Ese tipo de violencia, por definición, nunca es puntual, sino expansiva. Como existen diferentes niveles de tolerancia a la misma, así también se van modulando la gravedad y la intensidad de los actos y expresiones violentas. Pero siempre con la idea de ir generando una inmensa zona tumefacta en el cuerpo social, en la que cada vez se pueda golpear con más fuerza y la respuesta sea menor. Se va asentando así entre nosotros una idea de violencia política tolerable, asumible, propia de una democracia avanzada, madura, tan consolidada que nunca se podrá ver amenazada por una minoría. Y así van pasando los días, sin alterarnos demasiado, entre conferencias universitarias reventadas, quema de fotos del Jefe del Estado, amenazas a periodistas, profesores y escritores, gritos de !Muerte al Borbón!, y quema de banderas. De momento, estos actos provienen de la extrema izquierda y del nacionalismo independentista.
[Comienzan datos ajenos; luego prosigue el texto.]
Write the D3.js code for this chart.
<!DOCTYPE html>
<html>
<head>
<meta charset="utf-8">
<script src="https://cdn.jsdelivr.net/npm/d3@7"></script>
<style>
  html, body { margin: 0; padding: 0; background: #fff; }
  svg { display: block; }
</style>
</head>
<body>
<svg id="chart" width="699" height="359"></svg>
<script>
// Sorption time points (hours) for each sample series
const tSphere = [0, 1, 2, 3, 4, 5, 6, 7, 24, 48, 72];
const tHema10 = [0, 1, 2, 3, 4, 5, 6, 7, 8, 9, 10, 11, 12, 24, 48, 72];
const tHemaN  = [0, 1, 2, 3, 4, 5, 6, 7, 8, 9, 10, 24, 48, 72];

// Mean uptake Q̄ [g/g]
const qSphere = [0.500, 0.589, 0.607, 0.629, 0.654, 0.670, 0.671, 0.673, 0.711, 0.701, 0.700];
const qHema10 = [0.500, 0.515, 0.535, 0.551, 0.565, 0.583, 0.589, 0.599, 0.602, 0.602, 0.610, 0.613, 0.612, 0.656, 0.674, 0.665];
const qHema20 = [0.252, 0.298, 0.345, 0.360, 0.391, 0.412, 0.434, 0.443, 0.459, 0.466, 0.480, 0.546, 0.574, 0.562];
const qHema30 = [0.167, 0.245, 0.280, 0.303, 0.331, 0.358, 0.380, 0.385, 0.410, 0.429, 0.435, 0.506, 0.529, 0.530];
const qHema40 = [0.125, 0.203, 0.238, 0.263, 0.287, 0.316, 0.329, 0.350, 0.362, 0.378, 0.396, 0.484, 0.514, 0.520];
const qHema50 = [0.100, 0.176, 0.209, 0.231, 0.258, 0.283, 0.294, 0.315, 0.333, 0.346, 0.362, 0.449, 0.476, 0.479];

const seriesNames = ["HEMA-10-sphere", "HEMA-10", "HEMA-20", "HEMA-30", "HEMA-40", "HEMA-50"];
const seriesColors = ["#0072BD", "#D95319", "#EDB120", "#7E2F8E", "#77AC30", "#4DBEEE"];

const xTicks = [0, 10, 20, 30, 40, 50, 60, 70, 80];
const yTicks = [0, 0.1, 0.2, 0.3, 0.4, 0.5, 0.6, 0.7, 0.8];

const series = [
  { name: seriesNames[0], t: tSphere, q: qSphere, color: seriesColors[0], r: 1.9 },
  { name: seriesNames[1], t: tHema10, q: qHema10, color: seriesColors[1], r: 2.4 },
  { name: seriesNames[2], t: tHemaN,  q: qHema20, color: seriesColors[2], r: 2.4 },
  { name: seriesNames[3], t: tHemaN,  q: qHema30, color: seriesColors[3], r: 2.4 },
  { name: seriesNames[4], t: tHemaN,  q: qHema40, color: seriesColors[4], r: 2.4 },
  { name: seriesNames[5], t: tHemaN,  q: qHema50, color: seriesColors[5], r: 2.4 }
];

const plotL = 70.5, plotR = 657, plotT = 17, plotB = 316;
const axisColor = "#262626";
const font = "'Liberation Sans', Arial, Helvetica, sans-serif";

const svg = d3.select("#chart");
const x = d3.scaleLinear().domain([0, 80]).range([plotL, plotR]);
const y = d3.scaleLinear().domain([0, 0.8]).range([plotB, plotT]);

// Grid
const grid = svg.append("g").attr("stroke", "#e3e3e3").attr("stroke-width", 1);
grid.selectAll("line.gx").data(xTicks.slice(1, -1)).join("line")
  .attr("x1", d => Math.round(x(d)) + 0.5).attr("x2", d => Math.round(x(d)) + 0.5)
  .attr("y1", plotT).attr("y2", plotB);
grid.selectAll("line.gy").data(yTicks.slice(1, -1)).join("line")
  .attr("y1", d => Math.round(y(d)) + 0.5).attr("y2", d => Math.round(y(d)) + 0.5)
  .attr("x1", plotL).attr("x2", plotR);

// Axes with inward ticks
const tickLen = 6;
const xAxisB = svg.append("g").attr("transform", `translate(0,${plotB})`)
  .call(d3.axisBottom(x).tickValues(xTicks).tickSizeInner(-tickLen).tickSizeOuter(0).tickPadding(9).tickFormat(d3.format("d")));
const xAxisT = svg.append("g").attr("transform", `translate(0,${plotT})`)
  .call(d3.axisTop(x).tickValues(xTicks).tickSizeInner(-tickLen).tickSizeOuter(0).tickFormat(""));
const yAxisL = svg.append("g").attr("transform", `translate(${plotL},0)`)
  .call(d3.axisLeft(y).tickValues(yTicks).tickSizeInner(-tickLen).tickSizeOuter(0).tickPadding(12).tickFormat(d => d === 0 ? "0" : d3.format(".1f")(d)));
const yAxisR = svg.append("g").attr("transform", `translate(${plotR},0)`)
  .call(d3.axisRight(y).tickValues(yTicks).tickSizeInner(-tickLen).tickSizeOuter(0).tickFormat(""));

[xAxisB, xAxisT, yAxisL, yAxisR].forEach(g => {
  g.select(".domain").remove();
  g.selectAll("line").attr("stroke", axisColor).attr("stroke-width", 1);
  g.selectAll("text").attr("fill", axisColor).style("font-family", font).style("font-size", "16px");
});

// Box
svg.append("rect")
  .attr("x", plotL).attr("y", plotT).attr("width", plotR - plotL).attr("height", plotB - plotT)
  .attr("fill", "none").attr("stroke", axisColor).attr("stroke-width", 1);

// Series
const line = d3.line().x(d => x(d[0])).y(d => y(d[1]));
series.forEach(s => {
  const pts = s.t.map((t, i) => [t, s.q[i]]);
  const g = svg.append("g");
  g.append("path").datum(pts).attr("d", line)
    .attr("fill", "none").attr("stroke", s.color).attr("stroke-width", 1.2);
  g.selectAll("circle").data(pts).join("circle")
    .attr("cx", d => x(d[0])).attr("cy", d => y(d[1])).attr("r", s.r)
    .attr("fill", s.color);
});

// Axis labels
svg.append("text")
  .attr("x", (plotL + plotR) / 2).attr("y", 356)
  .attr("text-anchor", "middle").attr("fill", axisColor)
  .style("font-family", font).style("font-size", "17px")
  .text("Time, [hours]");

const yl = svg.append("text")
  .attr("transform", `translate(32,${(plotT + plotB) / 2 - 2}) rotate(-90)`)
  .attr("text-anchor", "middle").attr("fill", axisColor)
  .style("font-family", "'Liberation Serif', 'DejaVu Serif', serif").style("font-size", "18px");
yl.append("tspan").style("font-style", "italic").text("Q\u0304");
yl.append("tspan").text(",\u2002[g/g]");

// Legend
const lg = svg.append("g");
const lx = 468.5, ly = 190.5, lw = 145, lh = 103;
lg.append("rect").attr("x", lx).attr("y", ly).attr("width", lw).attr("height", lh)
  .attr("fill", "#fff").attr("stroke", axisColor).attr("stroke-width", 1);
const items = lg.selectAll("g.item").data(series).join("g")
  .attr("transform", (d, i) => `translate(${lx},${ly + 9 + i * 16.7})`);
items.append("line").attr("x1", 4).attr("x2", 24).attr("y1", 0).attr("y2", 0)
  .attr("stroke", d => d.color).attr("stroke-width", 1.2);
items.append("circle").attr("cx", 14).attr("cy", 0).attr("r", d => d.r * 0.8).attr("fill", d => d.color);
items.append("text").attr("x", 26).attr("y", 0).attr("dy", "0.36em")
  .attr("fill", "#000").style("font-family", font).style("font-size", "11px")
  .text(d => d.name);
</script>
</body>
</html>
Si perseveran ante la pasividad de la mayoría, no tardaremos en escuchar al otro lado los de !Arriba España! y !Rojos al paredón!. Todo amparado por la sacrosanta libertad de expresión y la fortaleza magnánima de nuestra democracia. Algunos, por cobardía, ignorancia o ambas cosas, tratan de presentar todo esto como un debate entre monarquía y república, o entre el nacionalismo español y el catalán. Nada más lejos de la realidad. Lo que está en juego es el sistema de convivencia que nos hemos dado la inmensa mayoría. La única defensa del mismo está en la Ley y en la nula tolerancia ante los intolerantes, desde el primer momento y ante el primer ataque. Sólo así se puede evitar el debilitamiento moral, la indiferencia y la progresiva desaparición de una conciencia cívica capaz de enfrentar el fanatismo intimidador de unos pocos. Exactamente lo que ha sucedido en el País Vasco.
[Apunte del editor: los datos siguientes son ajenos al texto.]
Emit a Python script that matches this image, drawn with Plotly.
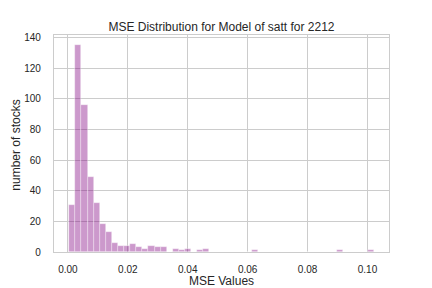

Toda esta reflexión les podrá parecer a algunos, o a muchos, exagerada o demasiado pesimista. Hace unos días visité la tumba de Stefan Zweig en Petrópolis. Allí, en Brasil, vivió sus últimos cinco meses este judío cosmopolita que dedicó su vida y su obra a la defensa a ultranza de la libertad interior, y a la construcción de una conciencia política y cultural europea. Y allí concluyó su ensayo autobiográfico “El mundo de ayer. Memorias de un europeo”. En él se reprocha a sí mismo no haber reparado a tiempo en su juventud en los peligrosos cambios que se avecinaban, convencido que el grado de cultura y civilización que habían alcanzado Austria y Europa frenaría por sí solo el avance de un grupúsculo de nacionalistas fanáticos. Se suicidó el 22 de febrero de 1942. Antes dejó escrito:”No veíamos las señales de fuego en la pared: sentados a la mesa como antaño el rey Baltasar, saboreábamos, despreocupados y sin temer al futuro, los exquisitos manjares del arte. Y tan sólo varias décadas más tarde, cuando las paredes y el techo se desplomaron sobre nuestras cabezas, reconocimos que los fundamentos habían quedado socavados ya hacía tiempo y que, con el nuevo siglo, simultáneamente había empezado en Europa el ocaso de la libertad individual”.